It was sad to hear about the recent death of Lord Morris of Manchester, the prominent disability rights campaigner and former Minister for the Disabled.
Without Alf Morris’s determination to see legislation put in place to give disabled people the rights they deserve, this country would be a very different place today.
Everything from discrimination law to access to buildings, as far as it concerns disabled people, can be traced back in some way to the Chronically Sick and Disabled Persons Act that Lord Morris steered through Parliament just over 40 years ago. This was the first legislation in the world to recognise and give rights to people with disabilities. I am sure I am not alone in being profoundly grateful for the pioneering work he did.
Lord Morris was also a lifelong supporter of the Co-operative Movement, serving as a Co-operative MP as well as a Labour one, and this commitment was recognised in 1995 when he became Co-operative Congress President.

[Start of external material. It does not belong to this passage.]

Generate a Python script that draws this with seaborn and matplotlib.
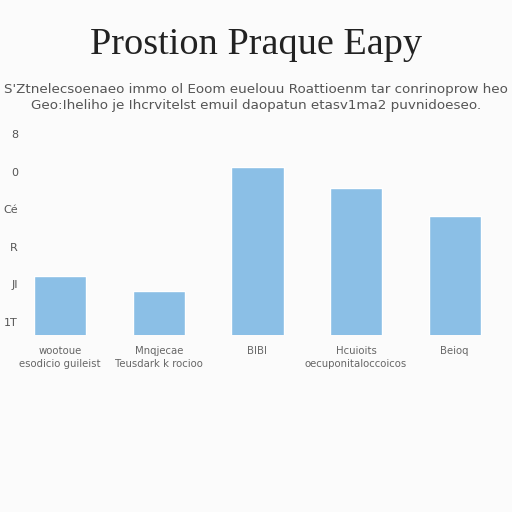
import matplotlib
matplotlib.use("Agg")
import matplotlib.pyplot as plt
import seaborn as sns
import pandas as pd

# datos
categorias = ["wootoue\nesodicio guileist", "Mnqjecae\nTeusdark k rocioo", "BIBI",
              "Hcuioits\noecuponitaloccoicos", "Beioq"]
valores = [22.3, 18.3, 51.4, 45.7, 38.3]
ticks_y = [10, 20, 30, 40, 50, 60]
etiquetas_y = ["1T", "JI", "R", "Cé", "0", "8"]

titulo = "Prostion Praque Eapy"
subtitulo = ("S'Ztnelecsoenaeo immo ol Eoom euelouu Roattioenm tar conrinoprow heo\n"
             "Geo:Iheliho je Ihcrvitelst emuil daopatun etasv1ma2 puvnidoeseo.")

sns.set_theme(style="white")
plt.rcParams['font.family'] = ['DejaVu Sans']

df = pd.DataFrame({"cat": categorias, "val": valores})

fig = plt.figure(figsize=(5.12, 5.12), dpi=100, facecolor="#fbfbfb")
ax = fig.add_axes([11/512, 1 - 335/512, 493/512, 210/512])
ax.set_facecolor("#fbfbfb")

sns.barplot(data=df, x="cat", y="val", color="#8bbfe6", saturation=1, width=0.53, ax=ax)

ax.set_ylim(6.53, 62.5)
ax.set_xlim(-0.5, 4.5)
ax.set_yticks(ticks_y)
ax.set_yticklabels(etiquetas_y, fontsize=8, color="#555555")
ax.tick_params(axis="y", pad=-5, length=0)
ax.tick_params(axis="x", pad=8, length=0)
for t in ax.get_xticklabels():
    t.set_fontsize(7.3)
    t.set_color("#666666")
    t.set_linespacing(1.4)
ax.set_xlabel("")
ax.set_ylabel("")
sns.despine(ax=ax, left=True, bottom=True)

fig.text(0.5, 1 - 45/512, titulo, ha="center", va="center", fontsize=27.5,
         family="Liberation Serif", color="#222222")
fig.text(0.5, 1 - 97/512, subtitulo, ha="center", va="center", fontsize=9.7,
         color="#555555", linespacing=1.3)

fig.savefig("out.png", dpi=100, facecolor=fig.get_facecolor())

As the London Paralympics approaches, we’re set to see the biggest celebration of “disabled” ability ever in this country, and I for one hope the games will show just what disabled people can achieve when given the right support and opportunities.

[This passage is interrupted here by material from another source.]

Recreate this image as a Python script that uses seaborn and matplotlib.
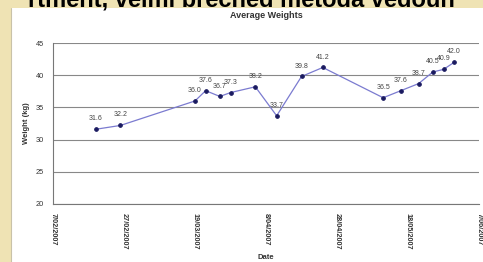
import matplotlib

matplotlib.use("Agg")
import matplotlib.dates as mdates
import matplotlib.pyplot as plt
import pandas as pd
import seaborn as sns
from matplotlib.patches import Rectangle

# values
dates = [
    "2007-02-19", "2007-02-26", "2007-03-19", "2007-03-22", "2007-03-26",
    "2007-03-29", "2007-04-05", "2007-04-11", "2007-04-18", "2007-04-24",
    "2007-05-11", "2007-05-16", "2007-05-21", "2007-05-25", "2007-05-28",
    "2007-05-31",
]
weights = [31.6, 32.2, 36.0, 37.6, 36.7, 37.3, 38.2, 33.7, 39.8, 41.2,
           36.5, 37.6, 38.7, 40.5, 40.9, 42.0]
tick_dates = ["2007-02-07", "2007-02-27", "2007-03-19", "2007-04-08",
              "2007-04-28", "2007-05-18", "2007-06-07"]
tick_labels = ["7/02/2007", "27/02/2007", "19/03/2007", "8/04/2007",
               "28/04/2007", "18/05/2007", "7/06/2007"]
y_ticks = [20, 25, 30, 35, 40, 45]

df = pd.DataFrame({"Date": pd.to_datetime(dates), "Weight": weights})

sns.set_style("white")
plt.rcParams["font.family"] = ["Liberation Sans", "DejaVu Sans"]

fig = plt.figure(figsize=(4.83, 2.62), dpi=100)
fig.patch.set_facecolor("white")

# beige page margin on the left and top, with the cut-off text line
fig.add_artist(Rectangle((0, 0), 11 / 483, 1, transform=fig.transFigure,
                         facecolor="#efe3b4", edgecolor="none", zorder=0))
fig.add_artist(Rectangle((0, 1 - 8 / 262), 1, 8 / 262, transform=fig.transFigure,
                         facecolor="#efe3b4", edgecolor="none", zorder=0))
fig.add_artist(plt.Line2D([11 / 483, 11 / 483], [0, 1 - 8 / 262], transform=fig.transFigure,
                          color="#c9c2a8", lw=0.8))
fig.text(0.5, 1 - 7 / 262, "rtment, velmi brecned metoda vedoun", ha="center", va="baseline",
         fontsize=17, color="black", weight="bold", family=["Liberation Sans", "DejaVu Sans"])

ax = fig.add_axes([53 / 483, 1 - 204 / 262, 426 / 483, 161 / 262])
sns.lineplot(data=df, x="Date", y="Weight", ax=ax, color="#7b7bd0", lw=0.9,
             marker="o", markersize=2.6, markerfacecolor="#1a1a60",
             markeredgecolor="#1a1a60")

for d, w in zip(df["Date"], df["Weight"]):
    ax.annotate(f"{w:.1f}", (d, w), xytext=(0, 5), textcoords="offset points",
                ha="center", va="bottom", fontsize=5, color="#444444")

ax.set_xlim(pd.Timestamp(tick_dates[0]), pd.Timestamp(tick_dates[-1]))
ax.set_xticks(mdates.date2num(pd.to_datetime(tick_dates)))
ax.set_xticklabels(tick_labels, rotation=-90, fontsize=5.3, weight="bold", color="#333333")
ax.set_ylim(20, 45)
ax.set_yticks(y_ticks)
ax.tick_params(axis="y", labelsize=5.3, colors="#333333", length=3, width=0.6)
ax.tick_params(axis="x", length=3, width=0.6, color="#666666")
ax.yaxis.grid(True, color="#888888", lw=0.8)
ax.set_axisbelow(True)
for s in ["top", "right"]:
    ax.spines[s].set_visible(False)
for s in ["left", "bottom"]:
    ax.spines[s].set_color("#777777")
    ax.spines[s].set_linewidth(0.8)

ax.set_xlabel("Date", fontsize=5.5, weight="bold", color="#333333", labelpad=3)
ax.set_ylabel("Weight (kg)", fontsize=5.5, weight="bold", color="#333333", labelpad=4)
ax.set_title("Average Weights", fontsize=6.5, weight="bold", color="#333333", pad=18)

fig.savefig("out.png", dpi=100)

Disabled people are often wrongly perceived as not being able to contribute their fair share to society and the economy, and are sometimes portrayed as being solely dependent on the state or other people. I think this is mainly an image created by certain sections of the media, as I know from personal experience, and from working with charities and other disabled people, what a huge contribution disabled people can make if given the chance.
Thanks Alf for giving disabled people the opportunity to shine and I’m sure we will all be just as inspired by the Paralympians in a few weeks time as we were by the Olympians in the last couple of weeks (if not more so!).